The historic British company is expected to be sold off piecemeal, with GEC likely to cherry-pick the best bits of Ferranti's military businesses.
GEC's offer was conditional on its 'due diligence' inquiry into Ferranti. The company obviously uncovered something it did not like in the books, but declined to be more specific.
David Newlands, GEC's finance director, said: 'It's very sad. In making our bid we wanted to preserve Ferranti's name and goodwill. If the receiver feels he wants to talk to us, then we will be happy to talk to him.'
News of its withdrawal came as GEC announced a rise in half-year pre-tax profits from pounds 356m to pounds 360m, but warned analysts that their profit forecasts for the full year were too high.

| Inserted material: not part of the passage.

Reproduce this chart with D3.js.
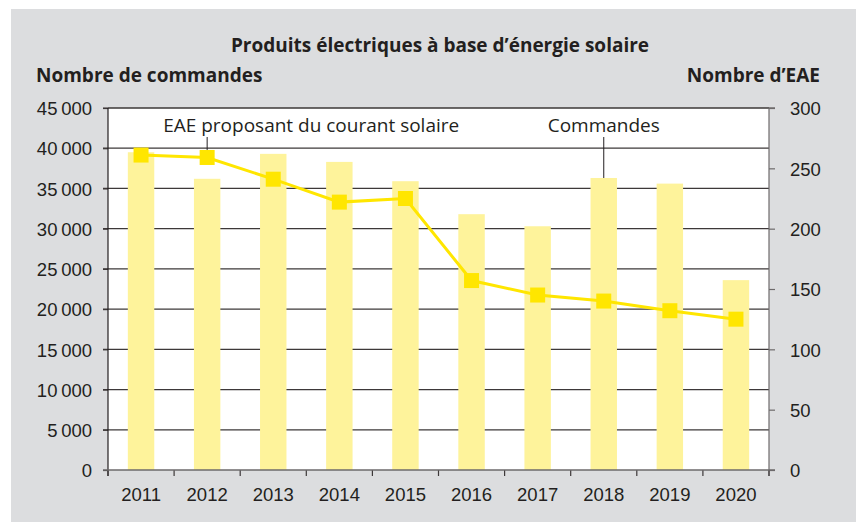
<!DOCTYPE html>
<html>
<head>
<meta charset="utf-8">
<script src="https://cdn.jsdelivr.net/npm/d3@7"></script>
<style>
  html, body { margin: 0; padding: 0; background: #ffffff; }
  svg { display: block; font-family: "Open Sans", "Noto Sans", sans-serif; }
  .tick-label { font-size: 18.5px; fill: #231f20; }
  .bold { font-weight: 700; fill: #231f20; }
</style>
</head>
<body>
<svg id="chart"></svg>
<script>
// Data
const years = ["2011", "2012", "2013", "2014", "2015", "2016", "2017", "2018", "2019", "2020"];
const commandes = [39500, 36200, 39300, 38300, 35900, 31800, 30300, 36300, 35600, 23600];
const eae = [261, 259, 241, 222, 225, 157, 145, 140, 132, 125];
const leftTicks = [0, 5000, 10000, 15000, 20000, 25000, 30000, 35000, 40000, 45000];
const rightTicks = [0, 50, 100, 150, 200, 250, 300];

// Layout
const W = 856, H = 522;
const plot = { left: 108, right: 769, top: 108, bottom: 470 };

const colors = {
  panel: "#dcdddf",
  bar: "#fef39b",
  line: "#ffe600",
  ink: "#231f20",
  grid: "#3d3839",
  axisGray: "#6d6a6b",
};

const fr = d3.formatLocale({ decimal: ",", thousands: "\u2009", grouping: [3], currency: ["", ""] });
const fmt = fr.format(",d");

const svg = d3.select("#chart").attr("width", W).attr("height", H);

// Background panel and plot area
svg.append("rect").attr("x", 11).attr("y", 9).attr("width", W - 11).attr("height", H - 9).attr("fill", colors.panel);
svg.append("rect")
  .attr("x", plot.left).attr("y", plot.top)
  .attr("width", plot.right - plot.left).attr("height", plot.bottom - plot.top)
  .attr("fill", "#ffffff");

// Scales
const x = d3.scaleBand().domain(years).range([plot.left, plot.right]).paddingInner(0.6).paddingOuter(0.3);
const yLeft = d3.scaleLinear().domain([0, 45000]).range([plot.bottom, plot.top]);
const yRight = d3.scaleLinear().domain([0, 300]).range([plot.bottom, plot.top]);

// Grid lines (left axis ticks)
svg.append("g")
  .selectAll("line")
  .data(leftTicks.filter((d) => d > 0))
  .join("line")
  .attr("x1", plot.left - 5).attr("x2", plot.right)
  .attr("y1", (d) => yLeft(d)).attr("y2", (d) => yLeft(d))
  .attr("stroke", colors.grid).attr("stroke-width", 1.2);

// top border extends to right tick
svg.append("line")
  .attr("x1", plot.left).attr("x2", plot.right + 6)
  .attr("y1", yLeft(45000)).attr("y2", yLeft(45000))
  .attr("stroke", colors.grid).attr("stroke-width", 1.2);

// Bars
svg.append("g")
  .selectAll("rect")
  .data(years)
  .join("rect")
  .attr("x", (d) => x(d))
  .attr("width", x.bandwidth())
  .attr("y", (d, i) => yLeft(commandes[i]))
  .attr("height", (d, i) => yLeft(0) - yLeft(commandes[i]))
  .attr("fill", colors.bar);

// Left axis
const gLeft = svg.append("g")
  .attr("transform", `translate(${plot.left},0)`)
  .call(d3.axisLeft(yLeft).tickValues(leftTicks).tickFormat(fmt).tickSize(5).tickPadding(11));
gLeft.select(".domain").remove();
gLeft.selectAll(".tick line").attr("stroke", colors.grid).attr("stroke-width", 1.2);
gLeft.selectAll(".tick text").attr("class", "tick-label").attr("font-family", null).attr("font-size", null).attr("dy", "0.36em");
svg.append("line")
  .attr("x1", plot.left).attr("x2", plot.left)
  .attr("y1", plot.top).attr("y2", plot.bottom + 6)
  .attr("stroke", colors.ink).attr("stroke-width", 1.2);

// Right axis
const gRight = svg.append("g")
  .attr("transform", `translate(${plot.right},0)`)
  .call(d3.axisRight(yRight).tickValues(rightTicks).tickSize(6).tickPadding(15));
gRight.select(".domain").remove();
gRight.selectAll(".tick line").attr("stroke", colors.axisGray).attr("stroke-width", 1.2);
gRight.selectAll(".tick text").attr("class", "tick-label").attr("font-family", null).attr("font-size", null).attr("dy", "0.36em");
svg.append("line")
  .attr("x1", plot.right).attr("x2", plot.right)
  .attr("y1", plot.top).attr("y2", plot.bottom + 6)
  .attr("stroke", colors.axisGray).attr("stroke-width", 1.2);

// Bottom axis: labels at band centres, ticks at band boundaries
const gBottom = svg.append("g")
  .attr("transform", `translate(0,${plot.bottom})`)
  .call(d3.axisBottom(x).tickSize(0).tickPadding(18));
gBottom.select(".domain").remove();
gBottom.selectAll(".tick text").attr("class", "tick-label").attr("font-family", null).attr("font-size", null).attr("dy", "0.71em");
const step = x.step();
const boundaries = d3.range(years.length + 1).map((i) => plot.left + i * step);
svg.append("g")
  .selectAll("line")
  .data(boundaries)
  .join("line")
  .attr("x1", (d) => d).attr("x2", (d) => d)
  .attr("y1", plot.bottom).attr("y2", plot.bottom + 6)
  .attr("stroke", colors.grid).attr("stroke-width", 1.2);
svg.append("line")
  .attr("x1", plot.left - 5).attr("x2", plot.right + 6)
  .attr("y1", plot.bottom).attr("y2", plot.bottom)
  .attr("stroke", colors.axisGray).attr("stroke-width", 1.6);

// EAE line and markers
const cx = (d) => x(d) + x.bandwidth() / 2;
const line = d3.line().x((d, i) => cx(years[i])).y((d) => yRight(d));
svg.append("path")
  .datum(eae)
  .attr("d", line)
  .attr("fill", "none")
  .attr("stroke", colors.line)
  .attr("stroke-width", 3);
const mk = 15;
svg.append("g")
  .selectAll("rect")
  .data(eae)
  .join("rect")
  .attr("x", (d, i) => cx(years[i]) - mk / 2)
  .attr("y", (d) => yRight(d) - mk / 2)
  .attr("width", mk).attr("height", mk)
  .attr("fill", colors.line);

// Annotations
const eaeIdx = 1;
const eaeX = cx(years[eaeIdx]);
svg.append("line")
  .attr("x1", eaeX).attr("x2", eaeX)
  .attr("y1", 137).attr("y2", yRight(eae[eaeIdx]) - mk / 2)
  .attr("stroke", colors.ink).attr("stroke-width", 1);
svg.append("text")
  .attr("x", eaeX - 44).attr("y", 132)
  .attr("font-size", 19).attr("fill", colors.ink)
  .text("EAE proposant du courant solaire");

const cmdIdx = 7;
const cmdX = cx(years[cmdIdx]);
svg.append("line")
  .attr("x1", cmdX).attr("x2", cmdX)
  .attr("y1", 137).attr("y2", yLeft(commandes[cmdIdx]))
  .attr("stroke", colors.ink).attr("stroke-width", 1);
svg.append("text")
  .attr("x", cmdX).attr("y", 132)
  .attr("text-anchor", "middle")
  .attr("font-size", 19).attr("fill", colors.ink)
  .text("Commandes");

// Titles
svg.append("text")
  .attr("class", "bold")
  .attr("x", 440).attr("y", 52)
  .attr("text-anchor", "middle")
  .attr("font-size", 19)
  .text("Produits électriques à base d’énergie solaire");
svg.append("text")
  .attr("class", "bold")
  .attr("x", 36).attr("y", 82)
  .attr("font-size", 19)
  .text("Nombre de commandes");
svg.append("text")
  .attr("class", "bold")
  .attr("x", 820).attr("y", 82)
  .attr("text-anchor", "end")
  .attr("font-size", 19)
  .text("Nombre d’EAE");
</script>
</body>
</html>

Last night John Talbot and Murdoch McKillop of Arthur Andersen were appointed as joint administrative receivers of Ferranti International and certain of its subsidiaries.

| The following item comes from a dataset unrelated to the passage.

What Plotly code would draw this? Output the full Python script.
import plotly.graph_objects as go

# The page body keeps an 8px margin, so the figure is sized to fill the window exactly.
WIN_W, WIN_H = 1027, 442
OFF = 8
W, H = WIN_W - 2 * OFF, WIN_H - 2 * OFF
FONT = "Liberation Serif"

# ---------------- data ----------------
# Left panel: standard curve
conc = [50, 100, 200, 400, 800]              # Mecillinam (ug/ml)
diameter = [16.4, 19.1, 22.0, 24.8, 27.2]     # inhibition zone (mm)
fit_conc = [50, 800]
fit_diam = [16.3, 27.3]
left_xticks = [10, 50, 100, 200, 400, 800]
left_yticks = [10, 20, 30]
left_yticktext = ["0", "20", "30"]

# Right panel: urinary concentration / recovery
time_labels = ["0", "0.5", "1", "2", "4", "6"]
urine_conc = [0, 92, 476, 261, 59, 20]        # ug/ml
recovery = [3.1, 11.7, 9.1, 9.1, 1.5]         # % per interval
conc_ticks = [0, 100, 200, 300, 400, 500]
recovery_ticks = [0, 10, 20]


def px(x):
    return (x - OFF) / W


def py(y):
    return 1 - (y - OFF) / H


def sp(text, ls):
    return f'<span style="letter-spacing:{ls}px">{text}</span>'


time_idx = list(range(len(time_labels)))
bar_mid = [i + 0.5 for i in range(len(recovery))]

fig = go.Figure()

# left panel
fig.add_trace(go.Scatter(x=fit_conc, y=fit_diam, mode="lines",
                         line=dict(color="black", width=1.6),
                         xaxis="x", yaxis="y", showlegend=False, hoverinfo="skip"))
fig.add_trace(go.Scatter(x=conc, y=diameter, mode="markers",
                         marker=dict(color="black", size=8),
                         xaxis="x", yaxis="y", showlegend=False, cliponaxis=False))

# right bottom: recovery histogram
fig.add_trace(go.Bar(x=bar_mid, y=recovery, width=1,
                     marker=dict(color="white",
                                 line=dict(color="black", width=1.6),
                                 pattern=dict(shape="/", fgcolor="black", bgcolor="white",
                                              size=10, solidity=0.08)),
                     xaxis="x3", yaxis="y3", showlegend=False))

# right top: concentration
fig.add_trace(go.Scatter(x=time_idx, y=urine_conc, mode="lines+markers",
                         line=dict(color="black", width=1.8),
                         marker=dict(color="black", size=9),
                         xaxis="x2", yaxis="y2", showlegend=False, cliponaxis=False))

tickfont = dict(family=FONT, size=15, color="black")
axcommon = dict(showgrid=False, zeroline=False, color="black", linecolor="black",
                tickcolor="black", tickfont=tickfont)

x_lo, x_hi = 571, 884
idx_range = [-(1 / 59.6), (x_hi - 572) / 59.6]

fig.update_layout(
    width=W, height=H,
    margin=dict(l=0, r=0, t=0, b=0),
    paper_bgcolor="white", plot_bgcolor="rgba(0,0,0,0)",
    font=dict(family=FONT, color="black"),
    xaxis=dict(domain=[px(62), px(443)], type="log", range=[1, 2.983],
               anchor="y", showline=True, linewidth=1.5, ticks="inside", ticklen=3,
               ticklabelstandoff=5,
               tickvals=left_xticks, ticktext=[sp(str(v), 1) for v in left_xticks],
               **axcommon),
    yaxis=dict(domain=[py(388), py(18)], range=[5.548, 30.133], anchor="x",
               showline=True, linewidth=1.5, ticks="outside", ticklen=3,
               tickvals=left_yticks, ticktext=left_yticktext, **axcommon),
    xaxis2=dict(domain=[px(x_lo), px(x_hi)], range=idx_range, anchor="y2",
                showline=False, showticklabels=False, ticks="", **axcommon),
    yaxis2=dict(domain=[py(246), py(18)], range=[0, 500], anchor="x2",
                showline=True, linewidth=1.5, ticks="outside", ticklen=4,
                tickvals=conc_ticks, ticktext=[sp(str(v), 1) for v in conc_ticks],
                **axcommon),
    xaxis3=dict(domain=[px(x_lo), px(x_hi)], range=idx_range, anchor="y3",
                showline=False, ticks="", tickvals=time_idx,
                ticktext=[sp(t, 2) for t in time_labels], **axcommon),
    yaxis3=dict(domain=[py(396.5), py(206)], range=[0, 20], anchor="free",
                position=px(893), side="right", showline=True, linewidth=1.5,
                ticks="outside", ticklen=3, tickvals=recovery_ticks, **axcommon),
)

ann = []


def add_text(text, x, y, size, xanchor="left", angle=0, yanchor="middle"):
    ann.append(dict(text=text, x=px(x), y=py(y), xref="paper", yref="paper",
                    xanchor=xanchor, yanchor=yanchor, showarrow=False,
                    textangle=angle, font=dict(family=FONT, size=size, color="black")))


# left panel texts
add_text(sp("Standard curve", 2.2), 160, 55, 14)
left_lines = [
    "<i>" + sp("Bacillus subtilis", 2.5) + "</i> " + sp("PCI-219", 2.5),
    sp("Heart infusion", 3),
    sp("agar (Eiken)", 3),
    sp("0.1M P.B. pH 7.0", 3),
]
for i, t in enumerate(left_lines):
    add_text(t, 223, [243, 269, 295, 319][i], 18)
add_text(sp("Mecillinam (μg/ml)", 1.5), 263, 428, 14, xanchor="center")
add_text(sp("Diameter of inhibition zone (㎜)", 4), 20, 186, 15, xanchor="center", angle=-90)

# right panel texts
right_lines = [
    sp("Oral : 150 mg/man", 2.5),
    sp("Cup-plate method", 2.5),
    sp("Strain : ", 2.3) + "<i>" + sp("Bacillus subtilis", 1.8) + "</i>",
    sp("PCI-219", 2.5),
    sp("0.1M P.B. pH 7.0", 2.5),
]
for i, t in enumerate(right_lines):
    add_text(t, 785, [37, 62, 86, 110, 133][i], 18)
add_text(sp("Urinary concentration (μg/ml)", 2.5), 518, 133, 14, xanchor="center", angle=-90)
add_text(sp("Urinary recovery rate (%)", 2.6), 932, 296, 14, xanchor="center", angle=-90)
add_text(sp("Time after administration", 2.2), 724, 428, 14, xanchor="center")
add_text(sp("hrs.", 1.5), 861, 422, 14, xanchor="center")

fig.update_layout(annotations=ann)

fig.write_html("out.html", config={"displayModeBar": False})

As revealed in the Independent last week, Ferranti's 15 banks asked Arthur Andersen to draw up a contingency plan should the offer fail. The banks, which are owed pounds 110m, include National Westminster, Barclays, UBS and ABN. A further pounds 40m is owed to other creditors.
GEC had always appeared lukewarm on the deal, saying virtually nothing about it publicly. The Independent learnt that GEC was encouraged to make a token offer - a bid that Ferranti's chairman, Eugene Anderson, described as guaranteed to irritate - by the Ministry of Defence, which did not want bits of the company falling into foreign hands.
During his three years in the job, Mr Anderson said he had approached every suitable company about saving Ferranti, but GEC was the only one to make a bid, offering pounds 10.1m for the ordinary shares and pounds 1.29m for the preference shares.
GEC's move came ahead of a vote due to take place next week on the offer. It would have required acceptances from 90 per cent of shareholders. John Katz, of the Ferranti shareholders' action group, mounted a vigorous opposition campaign. Mr Katz wanted Ferranti placed in administration. He was not available for comment.
Tressan MacCarthy, analyst at Panmure Gordon, said: 'Obviously GEC will buy the bits it wants out of receivership. To be honest, they were going to be cutting it fine to get the 90 per cent shareholder acceptance they wanted with Mr Katz up in arms.'
By yesterday valid acceptances had been received for 55.8 million ordinary shares, 5.52 per cent of the total. On Monday big institutional investors said they would probably accept the GEC bid in the absence of a higher offer.
GEC will be interested in Ferranti's naval systems operations, the simulation training business, and the fuse-maker in America. The military businesses employ about 2,500.
Ferranti almost collapsed in 1989 under the weight of a pounds 215m fraud uncovered at International Signal and Control, the American arms exporter it bought for about pounds 260m in 1987. By August this year, Ferranti had an order book of just pounds 178m with new contracts hard to find.
When bidding for the important Delmon Eye air defence contract for Bahrain was delayed recently, Mr Anderson realised Ferranti's future lay with either GEC or the receiver.
Founded in the 1880s, when Sebastian Ziani de Ferranti patented an alternator, the company has been a defence supplier since the First World War. It became a household name with a move into domestic appliances and radio.
GEC shares fell 13p to 320.5p, despite a 5 per cent dividend increase to 2.81p, after Lord Prior, chairman, said that in the light of current trading conditions profits were unlikely to be substantially higher than the previous year's pounds 863m. Forecasts were reined back from pounds 935m to around pounds 875m.
Operating profits fell from pounds 285m to pounds 267m thanks to setbacks in electronics systems and telecommunications. This was offset by a rise in investment income and interest from pounds 62m to pounds 81m as the group's net cash balances rose by pounds 231m to pounds 2.4bn. Group order books rose by 5 per cent to pounds 13bn.